Stored data —
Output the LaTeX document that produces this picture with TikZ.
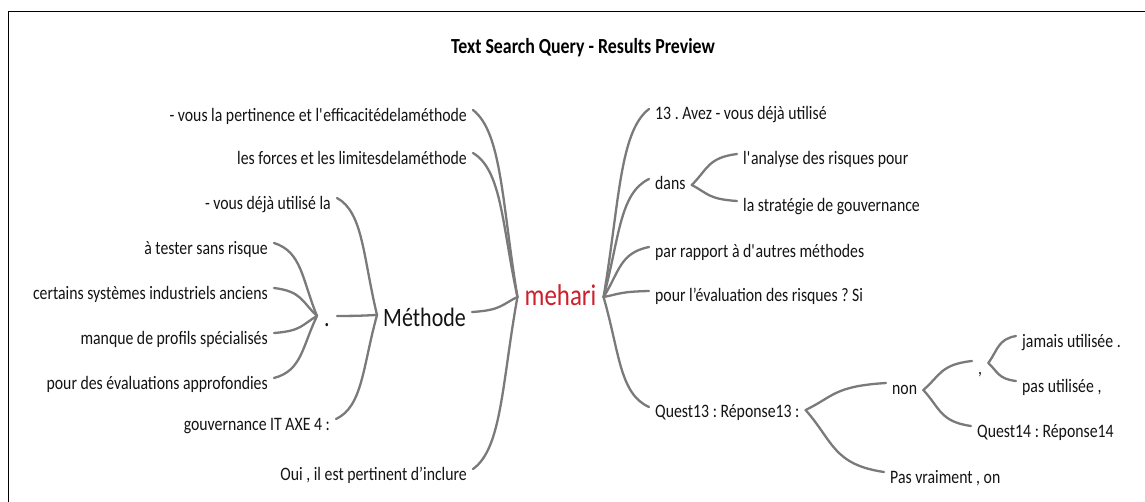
\documentclass[tikz,border=0pt]{standalone}
\usepackage{fontspec}
\setmainfont{Carlito}[FakeStretch=0.83]
\usetikzlibrary{calc}
\frenchspacing

\definecolor{inkgray}{RGB}{20,20,20}
\definecolor{branchgray}{RGB}{122,122,122}
\definecolor{rootred}{RGB}{205,32,44}

\tikzset{
  lbl/.style={font=\fontsize{19}{22}\selectfont, text=inkgray,
    inner xsep=6pt, inner ysep=0pt, text height=13.5pt, text depth=4.5pt},
  big/.style={font=\fontsize{26.5}{30}\selectfont, text=inkgray,
    inner xsep=6pt, inner ysep=0pt, text height=19pt, text depth=6.5pt},
  rootnode/.style={font=\fontsize{30}{34}\selectfont, text=rootred,
    inner xsep=7pt, inner ysep=0pt, text height=22pt, text depth=7.5pt},
  branch/.style={draw=branchgray, line width=2.3pt, line cap=round},
  frameline/.style={draw=black, line width=1.6pt}
}

% curved mind-map branch from a parent point (#1) to a child end (#2)
\newcommand\branch[2]{%
  \draw[branch] let \p1=(#1), \p2=(#2) in
    (\p1) .. controls (\x1+0.35*\x2-0.35*\x1, \y1+0.5*\y2-0.5*\y1)
             and (\x2+0.65*\x1-0.65*\x2, \y2+0.12*\y1-0.12*\y2) .. (\p2);}
\newcommand\sq{\textquotesingle}

\begin{document}
\begin{tikzpicture}[x=1pt,y=-1pt]
\useasboundingbox (0,0) rectangle (1145,502);
\fill[white] (0,0) rectangle (1145,502);

% frame on the top and left edges
\draw[frameline] (8.5,502) -- (8.5,11.5) -- (1145,11.5);

% title
\node[font=\bfseries\fontsize{21.5}{24}\selectfont, text=black] (title) at (583,48)
  {Text Search Query - Results Preview};

% root
\node[rootnode] (root) at (560.5,298) {mehari};

% left side of the root
\node[lbl, anchor=east] (l1) at (473,117) {- vous la pertinence et l\sq efficacitédelaméthode};
\node[lbl, anchor=east] (l2) at (473,160) {les forces et les limitesdelaméthode};
\node[big, anchor=west] (meth) at (377,320) {Méthode};
\node[lbl, anchor=east] (l4) at (473,476) {Oui , il est pertinent d’inclure};

\node[lbl, anchor=east] (m1) at (337,205) {- vous déjà utilisé la};
\node[big, inner xsep=7pt] (dot) at (327,320) {.};
\node[lbl, anchor=east] (m3) at (336,426) {gouvernance IT AXE 4 :};

\node[lbl, anchor=east] (d1) at (274,250) {à tester sans risque};
\node[lbl, anchor=east] (d2) at (274,295) {certains systèmes industriels anciens};
\node[lbl, anchor=east] (d3) at (274,340) {manque de profils spécialisés};
\node[lbl, anchor=east] (d4) at (274,385) {pour des évaluations approfondies};

% right side of the root
\node[lbl, anchor=west] (r1) at (649,115) {13 . Avez - vous déjà utilisé};
\node[lbl, anchor=west] (dans) at (649,185) {dans};
\node[lbl, anchor=west] (r3) at (649,253) {par rapport à d\sq autres méthodes};
\node[lbl, anchor=west] (r4) at (649,297) {pour l’évaluation des risques ? Si};
\node[lbl, anchor=west] (q13) at (649,413) {Quest13 : Réponse13 :};

\node[lbl, anchor=west] (an1) at (737,160) {l\sq analyse des risques pour};
\node[lbl, anchor=west] (an2) at (737,207) {la stratégie de gouvernance};

\node[lbl, anchor=west] (non) at (886,390) {non};
\node[lbl, anchor=west] (pasv) at (884,479) {Pas vraiment , on};

\node[lbl, anchor=west] (comma) at (972,370) {,};
\node[lbl, anchor=west] (q14) at (971,433) {Quest14 : Réponse14};

\node[lbl, anchor=west] (jam) at (1016,343) {jamais utilisée .};
\node[lbl, anchor=west] (pasu) at (1016,388) {pas utilisée ,};

% branches of the root
\branch{[yshift=1pt]root.west}{[yshift=7pt]l1.east}
\branch{[yshift=1pt]root.west}{[yshift=7pt]l2.east}
\branch{[yshift=1pt]root.west}{[yshift=8pt]meth.east}
\branch{[yshift=1pt]root.west}{[yshift=7pt]l4.east}
\branch{[yshift=1pt]root.east}{[yshift=6pt]r1.west}
\branch{[yshift=1pt]root.east}{[yshift=6pt]dans.west}
\branch{[yshift=1pt]root.east}{[yshift=6pt]r3.west}
\branch{[yshift=1pt]root.east}{[yshift=6pt]r4.west}
\branch{[yshift=1pt]root.east}{[yshift=6pt]q13.west}

% branches of Méthode and of the dot
\branch{[yshift=5pt]meth.west}{[yshift=7pt]m1.east}
\branch{[yshift=5pt]meth.west}{[yshift=4pt]dot.east}
\branch{[yshift=5pt]meth.west}{[yshift=7pt]m3.east}
\branch{[yshift=4pt]dot.west}{[yshift=7pt]d1.east}
\branch{[yshift=4pt]dot.west}{[yshift=7pt]d2.east}
\branch{[yshift=4pt]dot.west}{[yshift=7pt]d3.east}
\branch{[yshift=4pt]dot.west}{[yshift=7pt]d4.east}

% branches on the right
\branch{dans.east}{[yshift=6pt]an1.west}
\branch{dans.east}{[yshift=6pt]an2.west}
\branch{[yshift=3pt]q13.east}{[yshift=7pt]non.west}
\branch{[yshift=3pt]q13.east}{[yshift=7pt]pasv.west}
\branch{non.east}{[yshift=9pt]comma.west}
\branch{non.east}{[yshift=7pt]q14.west}
\branch{[yshift=7pt]comma.east}{[yshift=7pt]jam.west}
\branch{[yshift=7pt]comma.east}{[yshift=7pt]pasu.west}
\end{tikzpicture}
\end{document}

Required task — Extract all the data above exactly, excluding every picture.

Result of the task —
Output the LaTeX document that produces this picture with TikZ.
\documentclass[tikz,border=0pt]{standalone}
\usepackage{fontspec}
\setmainfont{Carlito}[FakeStretch=0.83]
\usetikzlibrary{calc}
\frenchspacing

\definecolor{inkgray}{RGB}{20,20,20}
\definecolor{branchgray}{RGB}{122,122,122}
\definecolor{rootred}{RGB}{205,32,44}

\tikzset{
  lbl/.style={font=\fontsize{19}{22}\selectfont, text=inkgray,
    inner xsep=6pt, inner ysep=0pt, text height=13.5pt, text depth=4.5pt},
  big/.style={font=\fontsize{26.5}{30}\selectfont, text=inkgray,
    inner xsep=6pt, inner ysep=0pt, text height=19pt, text depth=6.5pt},
  rootnode/.style={font=\fontsize{30}{34}\selectfont, text=rootred,
    inner xsep=7pt, inner ysep=0pt, text height=22pt, text depth=7.5pt},
  branch/.style={draw=branchgray, line width=2.3pt, line cap=round},
  frameline/.style={draw=black, line width=1.6pt}
}

% curved mind-map branch from a parent point (#1) to a child end (#2)
\newcommand\branch[2]{%
  \draw[branch] let \p1=(#1), \p2=(#2) in
    (\p1) .. controls (\x1+0.35*\x2-0.35*\x1, \y1+0.5*\y2-0.5*\y1)
             and (\x2+0.65*\x1-0.65*\x2, \y2+0.12*\y1-0.12*\y2) .. (\p2);}
\newcommand\sq{\textquotesingle}

\begin{document}
\begin{tikzpicture}[x=1pt,y=-1pt]
\useasboundingbox (0,0) rectangle (1145,502);
\fill[white] (0,0) rectangle (1145,502);

% frame on the top and left edges
\draw[frameline] (8.5,502) -- (8.5,11.5) -- (1145,11.5);

% title
\node[font=\bfseries\fontsize{21.5}{24}\selectfont, text=black] (title) at (583,48)
  {Text Search Query - Results Preview};

% root
\node[rootnode] (root) at (560.5,298) {mehari};

% left side of the root
\node[lbl, anchor=east] (l1) at (473,117) {- vous la pertinence et l\sq efficacitédelaméthode};
\node[lbl, anchor=east] (l2) at (473,160) {les forces et les limitesdelaméthode};
\node[big, anchor=west] (meth) at (377,320) {Méthode};
\node[lbl, anchor=east] (l4) at (473,476) {Oui , il est pertinent d’inclure};

\node[lbl, anchor=east] (m1) at (337,205) {- vous déjà utilisé la};
\node[big, inner xsep=7pt] (dot) at (327,320) {.};
\node[lbl, anchor=east] (m3) at (336,426) {gouvernance IT AXE 4 :};

\node[lbl, anchor=east] (d1) at (274,250) {à tester sans risque};
\node[lbl, anchor=east] (d2) at (274,295) {certains systèmes industriels anciens};
\node[lbl, anchor=east] (d3) at (274,340) {manque de profils spécialisés};
\node[lbl, anchor=east] (d4) at (274,385) {pour des évaluations approfondies};

% right side of the root
\node[lbl, anchor=west] (r1) at (649,115) {13 . Avez - vous déjà utilisé};
\node[lbl, anchor=west] (dans) at (649,185) {dans};
\node[lbl, anchor=west] (r3) at (649,253) {par rapport à d\sq autres méthodes};
\node[lbl, anchor=west] (r4) at (649,297) {pour l’évaluation des risques ? Si};
\node[lbl, anchor=west] (q13) at (649,413) {Quest13 : Réponse13 :};

\node[lbl, anchor=west] (an1) at (737,160) {l\sq analyse des risques pour};
\node[lbl, anchor=west] (an2) at (737,207) {la stratégie de gouvernance};

\node[lbl, anchor=west] (non) at (886,390) {non};
\node[lbl, anchor=west] (pasv) at (884,479) {Pas vraiment , on};

\node[lbl, anchor=west] (comma) at (972,370) {,};
\node[lbl, anchor=west] (q14) at (971,433) {Quest14 : Réponse14};

\node[lbl, anchor=west] (jam) at (1016,343) {jamais utilisée .};
\node[lbl, anchor=west] (pasu) at (1016,388) {pas utilisée ,};

% branches of the root
\branch{[yshift=1pt]root.west}{[yshift=7pt]l1.east}
\branch{[yshift=1pt]root.west}{[yshift=7pt]l2.east}
\branch{[yshift=1pt]root.west}{[yshift=8pt]meth.east}
\branch{[yshift=1pt]root.west}{[yshift=7pt]l4.east}
\branch{[yshift=1pt]root.east}{[yshift=6pt]r1.west}
\branch{[yshift=1pt]root.east}{[yshift=6pt]dans.west}
\branch{[yshift=1pt]root.east}{[yshift=6pt]r3.west}
\branch{[yshift=1pt]root.east}{[yshift=6pt]r4.west}
\branch{[yshift=1pt]root.east}{[yshift=6pt]q13.west}

% branches of Méthode and of the dot
\branch{[yshift=5pt]meth.west}{[yshift=7pt]m1.east}
\branch{[yshift=5pt]meth.west}{[yshift=4pt]dot.east}
\branch{[yshift=5pt]meth.west}{[yshift=7pt]m3.east}
\branch{[yshift=4pt]dot.west}{[yshift=7pt]d1.east}
\branch{[yshift=4pt]dot.west}{[yshift=7pt]d2.east}
\branch{[yshift=4pt]dot.west}{[yshift=7pt]d3.east}
\branch{[yshift=4pt]dot.west}{[yshift=7pt]d4.east}

% branches on the right
\branch{dans.east}{[yshift=6pt]an1.west}
\branch{dans.east}{[yshift=6pt]an2.west}
\branch{[yshift=3pt]q13.east}{[yshift=7pt]non.west}
\branch{[yshift=3pt]q13.east}{[yshift=7pt]pasv.west}
\branch{non.east}{[yshift=9pt]comma.west}
\branch{non.east}{[yshift=7pt]q14.west}
\branch{[yshift=7pt]comma.east}{[yshift=7pt]jam.west}
\branch{[yshift=7pt]comma.east}{[yshift=7pt]pasu.west}
\end{tikzpicture}
\end{document}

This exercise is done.